Wednesday, April 22, 2015

Today at SCOTUS: Property Rights vs. USDA Crop Seizures The federal government seeks to confiscate raisins without paying just compensation to raisin farmers.

Reason reports:
According to the Fifth Amendment to the U.S. Constitution, the government must pay just compensation when it takes private property for a public use. Three years ago, in the case of Arkansas Game & Fish Commission v. United States, the U.S. Supreme Court reaffirmed that command, declaring that the government has a “categorical duty” to pay just compensation when it “physically takes possession of an interest in property.”

Yet according to the Obama administration, the Fifth Amendment places no substantive check on the federal government’s power to seize tens of thousands of tons of raisins without paying just compensation to raisin farmers. In oral argument this morning, the Supreme Court will consider the legality of that federal claim.
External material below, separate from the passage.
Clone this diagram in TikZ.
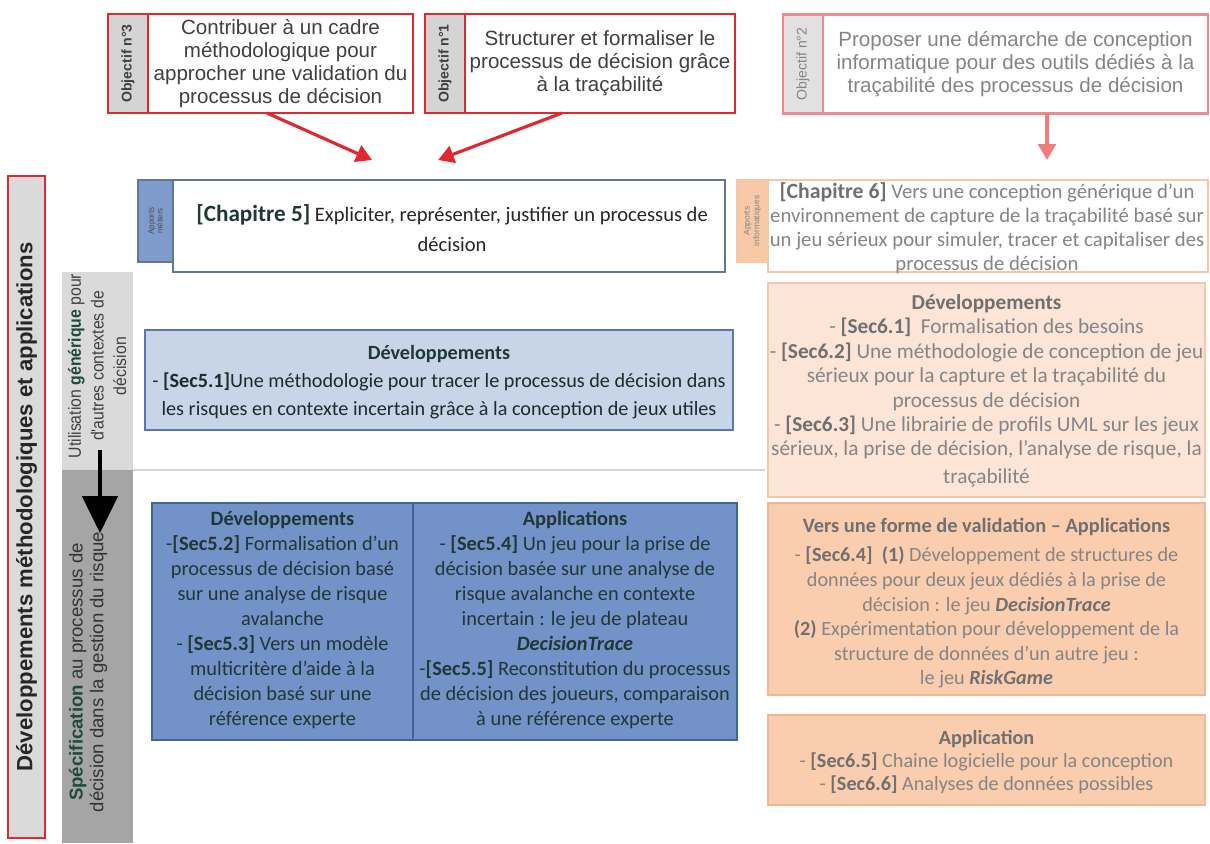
\documentclass[tikz,border=0pt]{standalone}
\usepackage{fontspec}
\setmainfont{Carlito}
\newfontfamily\arialf{Liberation Sans}
\usetikzlibrary{arrows.meta}
\definecolor{objred}{HTML}{E0282E}
\definecolor{lightred}{HTML}{F08A8A}
\definecolor{tabgrey}{HTML}{D4D4D4}
\definecolor{objtext}{HTML}{404040}
\definecolor{greytext}{HTML}{858585}
\definecolor{greybold}{HTML}{707070}
\definecolor{chapborder}{HTML}{5F7898}
\definecolor{bluetab}{HTML}{7F9BCB}
\definecolor{lightblue}{HTML}{C8D4E8}
\definecolor{lightblueborder}{HTML}{5878AC}
\definecolor{bluebox}{HTML}{7392C8}
\definecolor{blueborder}{HTML}{41649E}
\definecolor{darktext}{HTML}{1F3835}
\definecolor{peachlight}{HTML}{FCE4D6}
\definecolor{peachlightborder}{HTML}{F4C7A8}
\definecolor{peach}{HTML}{F9CDAE}
\definecolor{peachborder}{HTML}{F2B790}
\definecolor{orangetab}{HTML}{F8C9A6}
\definecolor{colgreyA}{HTML}{DADADA}
\definecolor{colgreyB}{HTML}{A5A5A5}
\definecolor{darkgreen}{HTML}{1E4A38}
\definecolor{sepgrey}{HTML}{D6D6D6}
\begin{document}
\begin{tikzpicture}[x=0.02cm,y=-0.02cm,
  objbox/.style={draw=objred, line width=1.2pt, fill=white, minimum height=1.98cm, align=center,
     font=\arialf\fontsize{11.7}{13.2}\selectfont, text=objtext, inner sep=0pt},
  objtab/.style={draw=objred, line width=1.2pt, fill=tabgrey, rotate=90, minimum width=1.98cm, minimum height=0.8cm,
     font=\arialf\bfseries\fontsize{8}{9}\selectfont, text=objtext, inner sep=0pt},
  bodytxt/.style={align=center, inner sep=0pt, font=\fontsize{11.6}{14.2}\selectfont},
  redarrow/.style={draw=objred, line width=1.8pt, -{Triangle[length=9pt,width=10pt]}},
]
\useasboundingbox (0,0) rectangle (1210,843);
\fill[white] (0,0) rectangle (1210,843);

% ---- objectives
\node[objbox, minimum width=5.3cm] (o3) at (280.5,63.5) {Contribuer à un cadre\\méthodologique pour\\approcher une validation du\\processus de décision};
\node[objtab] (t3) at (128,63.5) {Objectif n°3};
\node[objbox, minimum width=5.4cm] (o1) at (600,63.5) {Structurer et formaliser le\\processus de décision grâce\\à la traçabilité};
\node[objtab] (t1) at (445,63.5) {Objectif n°1};
\node[objbox, draw=lightred, minimum width=7.7cm, text=greytext] (o2) at (1015.5,64) {Proposer une démarche de conception\\informatique pour des outils dédiés à la\\traçabilité des processus de décision};
\node[objtab, draw=lightred, fill=tabgrey!70, text=greytext, font=\arialf\fontsize{8}{9}\selectfont] (t2) at (803,64) {Objectif n°2};

\coordinate (a3s) at (267,113);
\coordinate (a3e) at (372,160);
\coordinate (a1s) at (562,113);
\coordinate (a1e) at (438,160);
\coordinate (a2s) at (1047,113);
\coordinate (a2e) at (1047,160);
\draw[redarrow] (a3s) -- (a3e);
\draw[redarrow] (a1s) -- (a1e);
\draw[redarrow, draw=lightred!90!red] (a2s) -- (a2e);

% ---- left columns
\node[draw=objred, line width=1.2pt, fill=colgreyA, rotate=90, minimum width=13.24cm, minimum height=0.74cm,
  font=\arialf\bfseries\fontsize{12.6}{14}\selectfont, text=black!85, inner sep=0pt] (leftbar) at (26.5,507)
  {Développements méthodologiques et applications};
\node[fill=colgreyA, minimum width=1.42cm, minimum height=3.96cm, inner sep=0pt] (util) at (97.5,371) {};
\node[fill=colgreyB, minimum width=1.42cm, minimum height=7.46cm, inner sep=0pt] (spec) at (97.5,656.5) {};
\node[rotate=90, inner sep=0pt, font=\arialf\fontsize{10}{12.9}\selectfont, text=objtext] (utiltxt) at (99,366)
  {\scalebox{0.9}[1]{\begin{tabular}{@{}c@{}}Utilisation {\bfseries\color{darkgreen}générique} pour\\d'autres contextes de\\décision\end{tabular}}};
\node[rotate=90, align=center, font=\arialf\fontsize{10.6}{11.8}\selectfont, text=black!80, inner sep=0pt] (spectxt) at (88,672)
  {{\bfseries\color{darkgreen}Spécification} au processus de\\décision dans la gestion du risque};
\coordinate (bas) at (100,450);
\coordinate (bae) at (100,533);
\draw[line width=2.4pt, black, -{Triangle[length=21pt,width=20pt]}] (bas) -- (bae);

% separator
\coordinate (sepa) at (133,470);
\coordinate (sepb) at (765,470);
\draw[sepgrey, line width=1.5pt] (sepa) -- (sepb);

% ---- chapter 5
\node[draw=chapborder, line width=1pt, fill=white, minimum width=11.04cm, minimum height=1.84cm, inner sep=0pt] (c5) at (449,226) {};
\node[bodytxt, font=\fontsize{11.7}{17.5}\selectfont, text=black!85] (c5txt) at (452,228)
  {{\bfseries\fontsize{13.2}{17.5}\selectfont\color{darktext}[Chapitre 5]} Expliciter, représenter, justifier un processus de\\décision};
\node[draw=chapborder, line width=0.8pt, fill=bluetab, rotate=90, minimum width=1.64cm, minimum height=0.7cm,
  align=center, font=\arialf\fontsize{4.5}{5}\selectfont, text=black!70, inner sep=0pt] (c5tab) at (155.5,221) {Apports\\métiers};

% ---- chapter 6
\node[draw=peachlightborder, line width=1pt, fill=white, minimum width=8.8cm, minimum height=1.84cm, inner sep=0pt] (c6) at (988,226) {};
\node[bodytxt, font=\fontsize{11.8}{13.6}\selectfont, text=greytext] (c6txt) at (987,228)
  {{\bfseries\fontsize{12.4}{13.6}\selectfont\color{greybold}[Chapitre 6]} Vers une conception générique d’un\\environnement de capture de la traçabilité basé sur\\un jeu sérieux pour simuler, tracer et capitaliser des\\processus de décision};
\node[draw=peachlightborder, line width=0.8pt, fill=orangetab, rotate=90, minimum width=1.64cm, minimum height=0.62cm,
  align=center, font=\arialf\fontsize{4.8}{5.5}\selectfont, text=greytext, inner sep=0pt] (c6tab) at (752.5,221) {Apports\\informatiques};

% ---- Sec5.1
\node[draw=lightblueborder, line width=1.2pt, fill=lightblue, minimum width=11.76cm, minimum height=2.0cm, inner sep=0pt] (s51) at (439,380) {};
\node[bodytxt, font=\fontsize{11.5}{16}\selectfont, text=darktext!80!black] (s51txt) at (439,382)
  {{\bfseries\color{darktext}Développements}\\- {\bfseries [Sec5.1]}Une méthodologie pour tracer le processus de décision dans\\les risques en contexte incertain grâce à la conception de jeux utiles};

% ---- right developments
\node[draw=peachlightborder, line width=1pt, fill=peachlight, minimum width=8.74cm, minimum height=4.28cm, inner sep=0pt] (d6) at (986.5,390) {};
\node[bodytxt, font=\fontsize{12.1}{13.9}\selectfont, text=greytext] (d6txt) at (986.5,391)
  {{\bfseries\color{greybold}Développements}\\- {\bfseries\color{greybold}[Sec6.1]}~ Formalisation des besoins\\- {\bfseries\color{greybold}[Sec6.2]} Une méthodologie de conception de jeu\\sérieux pour la capture et la traçabilité du\\processus de décision\\- {\bfseries\color{greybold}[Sec6.3]} Une librairie de profils UML sur les jeux\\sérieux, la prise de décision, l’analyse de risque, la\\[2pt]traçabilité};

% ---- blue table
\node[draw=blueborder, line width=1pt, fill=bluebox, minimum width=5.22cm, minimum height=4.74cm, inner sep=0pt] (bl) at (282.5,621.5) {};
\node[draw=blueborder, line width=1pt, fill=bluebox, minimum width=6.48cm, minimum height=4.74cm, inner sep=0pt] (br) at (575,621.5) {};
\node[bodytxt, text=darktext] (bltxt) at (282.5,620)
  {{\bfseries Développements}\\-{\bfseries [Sec5.2]} Formalisation d’un\\processus de décision basé\\sur une analyse de risque\\avalanche\\- {\bfseries [Sec5.3]} Vers un modèle\\multicritère d’aide à la\\décision basé sur une\\référence experte};
\node[bodytxt, text=darktext] (brtxt) at (575,620)
  {{\bfseries Applications}\\- {\bfseries [Sec5.4]} Un jeu pour la prise de\\décision basée sur une analyse de\\risque avalanche en contexte\\incertain : le jeu de plateau\\{\bfseries\itshape DecisionTrace}\\-{\bfseries [Sec5.5]} Reconstitution du processus\\de décision des joueurs, comparaison\\à une référence experte};

% ---- validation
\node[draw=peachborder, line width=1pt, fill=peach, minimum width=8.74cm, minimum height=3.84cm, inner sep=0pt] (v6) at (986.5,599) {};
\node[bodytxt, font=\fontsize{11.5}{14}\selectfont, text=greytext] (v6txt) at (986.5,603)
  {{\bfseries\fontsize{11.6}{14}\selectfont\color{greybold}Vers une forme de validation – Applications}\\[3pt]- {\bfseries\color{greybold}[Sec6.4]}~ {\bfseries\color{greybold}(1)} Développement de structures de\\données pour deux jeux dédiés à la prise de\\décision : le jeu {\bfseries\itshape\color{greybold}DecisionTrace}\\{\bfseries\color{greybold}(2)} Expérimentation pour développement de la\\structure de données d’un autre jeu :\\le jeu {\bfseries\itshape\color{greybold}RiskGame}};

% ---- application
\node[draw=peachborder, line width=1pt, fill=peach, minimum width=8.74cm, minimum height=1.8cm, inner sep=0pt] (a6) at (986.5,760) {};
\node[bodytxt, font=\fontsize{11.5}{13.2}\selectfont, text=greytext] (a6txt) at (986.5,762)
  {{\bfseries\color{greybold}Application}\\- {\bfseries\color{greybold}[Sec6.5]} Chaine logicielle pour la conception\\- {\bfseries\color{greybold}[Sec6.6]} Analyses de données possibles};
\end{tikzpicture}
\end{document}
At issue today in Horne v. United States Department of Agriculture is a federal regulatory scheme which dates back to the Agricultural Marketing Agreement Act of 1937, a New Deal law designed to raise agricultural prices by tightly controlling the amount of agricultural products that went to market. For raisin “handlers” such as family farmers Marvin and Laura Horne of California, what this means in practice is that each year they are required to turn over a certain percentage of their crop to the federal government, or else pay the government the dollar equivalent of that crop, plus certain fines. The federal government then enjoys exclusive control over those raisins, and may opt to sell them for export, or put them to other use, such as in school lunch programs. To put that in perspective, in 2002-2003, the Hornes and other farmers were told to hand over 30 percent of their raisin crop, which amounted to 89,000 tons. In return, the federal government paid nothing.
Isn't it long past time to get rid schemes to artificially limit the supply of raisins?